On yet another night when my children ate little other than noodles for dinner, they chose Bread and Jam for Frances for their bedtime story. The book was new to our house, and it was our first time reading it--my first, as well as theirs. I'm not sure who enjoyed the story more. I suspect it might have been me, but just by a narrow margin.

Frances is a little girl (well, a badger, actually, but a thoroughly anthroprmorphized badger). She is a very, very picky eater. It seems whatever her family eats, she sings a hilarious little song about it, and then just eats bread and jam instead. Until her mother gets fed up with it. At which point she decides that Frances will only be offered bread and jam each meal. At first, this pleases Frances immensely. Until it doesn't. And then she finally relents and starts trying new things.

I seriously love this book. A lot. It might actually be my favorite children's book at the moment. Why? Let me count the ways.

1. Frances. Though this book is older (originally published in 1964), Frances is a very modern little girl. She is smart, outspoken, and very funny. I love her little songs. She sings to her soft-boiled egg, "I do not like the way you slide. I do not like your soft inside. I do not like you lots of ways. And I could go for many days, Without eggs." I feel the same way, though I never put the reasons quite so elegantly. Another song has become a family refrain for us (often when we make a meal that produces way too many servings of leftovers). "Jam for snacks and jam for meals. I know how a jam jar feels--FULL...OF...JAM!" I love it. I just cannot get enough of Frances and her sassy songs.

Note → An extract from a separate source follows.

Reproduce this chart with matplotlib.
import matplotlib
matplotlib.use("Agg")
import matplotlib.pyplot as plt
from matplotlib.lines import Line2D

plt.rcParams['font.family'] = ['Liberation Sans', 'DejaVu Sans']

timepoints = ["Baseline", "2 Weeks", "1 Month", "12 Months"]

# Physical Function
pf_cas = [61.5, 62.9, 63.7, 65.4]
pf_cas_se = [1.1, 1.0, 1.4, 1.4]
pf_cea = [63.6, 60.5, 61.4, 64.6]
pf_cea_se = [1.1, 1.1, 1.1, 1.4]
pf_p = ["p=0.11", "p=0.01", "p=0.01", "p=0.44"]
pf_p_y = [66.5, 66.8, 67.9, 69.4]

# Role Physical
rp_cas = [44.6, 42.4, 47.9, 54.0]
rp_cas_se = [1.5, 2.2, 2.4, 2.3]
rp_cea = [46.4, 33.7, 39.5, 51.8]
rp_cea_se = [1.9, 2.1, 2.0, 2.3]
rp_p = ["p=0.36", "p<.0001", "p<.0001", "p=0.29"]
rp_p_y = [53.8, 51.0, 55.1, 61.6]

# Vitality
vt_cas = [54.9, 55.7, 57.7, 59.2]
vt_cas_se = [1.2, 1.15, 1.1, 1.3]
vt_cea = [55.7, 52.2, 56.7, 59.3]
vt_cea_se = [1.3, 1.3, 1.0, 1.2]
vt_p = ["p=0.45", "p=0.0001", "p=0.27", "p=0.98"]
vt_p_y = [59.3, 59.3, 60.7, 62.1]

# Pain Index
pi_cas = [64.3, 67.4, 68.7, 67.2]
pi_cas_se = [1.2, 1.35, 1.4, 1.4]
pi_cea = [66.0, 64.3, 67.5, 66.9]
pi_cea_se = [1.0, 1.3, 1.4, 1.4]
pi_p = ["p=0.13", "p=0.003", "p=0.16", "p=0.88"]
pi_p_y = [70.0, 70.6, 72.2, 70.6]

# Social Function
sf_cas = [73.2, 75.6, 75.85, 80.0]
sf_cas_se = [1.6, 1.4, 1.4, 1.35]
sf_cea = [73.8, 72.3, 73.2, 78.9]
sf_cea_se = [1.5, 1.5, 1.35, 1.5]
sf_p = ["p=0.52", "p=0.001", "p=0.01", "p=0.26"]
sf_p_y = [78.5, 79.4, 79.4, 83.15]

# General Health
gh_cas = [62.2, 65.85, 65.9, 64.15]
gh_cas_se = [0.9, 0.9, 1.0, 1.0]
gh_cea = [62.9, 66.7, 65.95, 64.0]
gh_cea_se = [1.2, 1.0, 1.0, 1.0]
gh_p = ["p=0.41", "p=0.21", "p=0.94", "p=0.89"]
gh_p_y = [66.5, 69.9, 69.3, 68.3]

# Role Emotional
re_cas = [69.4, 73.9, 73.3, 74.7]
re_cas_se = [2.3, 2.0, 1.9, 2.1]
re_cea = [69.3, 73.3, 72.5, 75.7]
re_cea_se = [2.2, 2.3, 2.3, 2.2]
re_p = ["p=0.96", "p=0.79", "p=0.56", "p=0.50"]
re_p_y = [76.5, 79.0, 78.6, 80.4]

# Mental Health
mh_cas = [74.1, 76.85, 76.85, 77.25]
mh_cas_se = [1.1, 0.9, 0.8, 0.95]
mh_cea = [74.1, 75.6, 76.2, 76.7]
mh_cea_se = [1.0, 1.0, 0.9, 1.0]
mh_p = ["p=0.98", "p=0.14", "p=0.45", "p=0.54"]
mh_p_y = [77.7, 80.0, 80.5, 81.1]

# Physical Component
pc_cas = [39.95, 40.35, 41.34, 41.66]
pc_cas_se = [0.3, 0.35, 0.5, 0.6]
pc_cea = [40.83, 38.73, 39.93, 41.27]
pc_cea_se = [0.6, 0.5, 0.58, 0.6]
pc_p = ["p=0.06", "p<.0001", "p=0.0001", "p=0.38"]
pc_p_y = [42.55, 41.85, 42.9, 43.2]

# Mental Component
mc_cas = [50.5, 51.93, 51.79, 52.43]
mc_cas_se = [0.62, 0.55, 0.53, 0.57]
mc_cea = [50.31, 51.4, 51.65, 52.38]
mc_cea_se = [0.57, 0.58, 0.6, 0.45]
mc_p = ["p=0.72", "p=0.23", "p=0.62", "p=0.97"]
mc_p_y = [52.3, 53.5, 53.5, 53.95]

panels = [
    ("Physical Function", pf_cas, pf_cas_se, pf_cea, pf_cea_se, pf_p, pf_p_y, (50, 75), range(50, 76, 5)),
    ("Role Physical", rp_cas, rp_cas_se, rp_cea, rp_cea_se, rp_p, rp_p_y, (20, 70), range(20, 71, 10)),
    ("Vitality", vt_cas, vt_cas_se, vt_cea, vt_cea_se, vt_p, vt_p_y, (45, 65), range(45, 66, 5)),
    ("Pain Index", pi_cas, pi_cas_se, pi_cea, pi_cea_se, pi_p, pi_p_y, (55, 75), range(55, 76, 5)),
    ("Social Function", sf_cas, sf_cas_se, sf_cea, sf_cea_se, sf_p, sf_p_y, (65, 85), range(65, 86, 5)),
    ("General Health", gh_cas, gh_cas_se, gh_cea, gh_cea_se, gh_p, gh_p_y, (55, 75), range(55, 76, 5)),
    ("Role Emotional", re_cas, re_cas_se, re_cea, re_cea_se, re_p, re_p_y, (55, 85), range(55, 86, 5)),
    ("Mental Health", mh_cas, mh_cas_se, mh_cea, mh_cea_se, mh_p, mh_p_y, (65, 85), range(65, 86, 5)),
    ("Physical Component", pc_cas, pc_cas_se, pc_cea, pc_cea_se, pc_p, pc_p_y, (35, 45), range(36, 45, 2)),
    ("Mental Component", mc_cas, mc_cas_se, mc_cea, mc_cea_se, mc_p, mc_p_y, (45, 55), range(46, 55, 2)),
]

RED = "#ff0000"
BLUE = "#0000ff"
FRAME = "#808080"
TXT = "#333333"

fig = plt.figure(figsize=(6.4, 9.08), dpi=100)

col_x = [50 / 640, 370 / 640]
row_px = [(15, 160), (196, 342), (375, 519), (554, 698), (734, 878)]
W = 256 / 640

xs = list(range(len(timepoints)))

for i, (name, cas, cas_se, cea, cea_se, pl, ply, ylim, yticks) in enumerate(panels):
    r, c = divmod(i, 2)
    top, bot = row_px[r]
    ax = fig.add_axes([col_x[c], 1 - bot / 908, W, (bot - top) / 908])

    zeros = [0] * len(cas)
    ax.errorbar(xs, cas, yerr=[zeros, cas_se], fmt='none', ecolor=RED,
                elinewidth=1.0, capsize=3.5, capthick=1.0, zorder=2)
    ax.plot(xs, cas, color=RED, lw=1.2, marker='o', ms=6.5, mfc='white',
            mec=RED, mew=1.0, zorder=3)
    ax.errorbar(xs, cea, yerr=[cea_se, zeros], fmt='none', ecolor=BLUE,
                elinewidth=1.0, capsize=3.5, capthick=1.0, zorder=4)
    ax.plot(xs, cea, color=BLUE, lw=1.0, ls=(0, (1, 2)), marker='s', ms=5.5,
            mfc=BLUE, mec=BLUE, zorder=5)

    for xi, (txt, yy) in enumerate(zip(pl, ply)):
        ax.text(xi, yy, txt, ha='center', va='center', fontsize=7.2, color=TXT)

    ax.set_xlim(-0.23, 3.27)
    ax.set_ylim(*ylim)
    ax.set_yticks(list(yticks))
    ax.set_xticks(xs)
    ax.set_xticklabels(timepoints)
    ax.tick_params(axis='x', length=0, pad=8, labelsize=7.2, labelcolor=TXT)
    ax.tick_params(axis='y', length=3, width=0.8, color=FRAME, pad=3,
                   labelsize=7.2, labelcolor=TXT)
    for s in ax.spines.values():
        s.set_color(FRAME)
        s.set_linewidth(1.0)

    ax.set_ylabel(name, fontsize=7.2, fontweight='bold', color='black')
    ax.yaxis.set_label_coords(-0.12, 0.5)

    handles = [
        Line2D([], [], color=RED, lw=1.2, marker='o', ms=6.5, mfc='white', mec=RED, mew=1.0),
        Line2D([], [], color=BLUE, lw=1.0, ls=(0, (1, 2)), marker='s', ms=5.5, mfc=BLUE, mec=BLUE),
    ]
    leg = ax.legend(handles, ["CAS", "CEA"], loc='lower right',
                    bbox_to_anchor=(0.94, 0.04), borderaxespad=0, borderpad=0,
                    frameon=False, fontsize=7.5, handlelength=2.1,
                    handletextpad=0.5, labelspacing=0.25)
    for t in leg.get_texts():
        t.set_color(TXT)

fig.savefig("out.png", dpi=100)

2. Frances's mother. She is quite a character. A character I identify with and appreciate. It is also obvious where Frances got her sense of humor. After a few meals and snacks of bread and jam, Frances asks her mother, "Aren't you worried that maybe I will get sick and all my teeth will fall out from eating so much bread and jam?" Her mother answers, "I don't think that will happen for quite a while. So eat it all up and enjoy it." I actually laughed out loud at that scene the first time I read it. Mother has the best semi-sarcastic, understated, funny lines. She is so much fun to read.

3. Food. I am a sucker for books about food. (As evidenced by my 350+ cookbooks. But that is a whole different blog, and probably a problem.) This book shows such respect for good food. And the foods are delightfully dated. How early 1960s Frances and Albert's lunches are! So fun! At the end of the book, Frances has a thermos with cream of tomato soup, a lobster-salad sandwich on thin white bread, celery, carrot sticks, black olives, two plums, a tiny basket of cherries, and vanilla pudding with chocolate sprinkles. Albert has a cream cheese-cucumber-and-tomato sandwich on rye bread, a pickle, a hard-boiled egg (with a cardboard shaker of salt to go with it), a bunch of grapes, a tangerine, a cup of custard, and a thermos of milk. So elaborate. So unlike Lunchables. You could almost see a Betty Draper-type housewife lovingly packing such a lunch. My foodie self is completely enamoured with the retro foods, so carefully described, in this book.

4. The lesson. Even with Frances being a little sassy, the point comes across loud and clear. Food is fun. Bread and jam gets boring. Try something new. You might even like it. Oh, and don't underestimate Mother. She will win. Every time.

If you have a fussy eater, you need to go read this book. Even if it doesn't change your child's mind, you will empathize, and get a good laugh in the process. Perhaps we should all start singing little songs to our meals.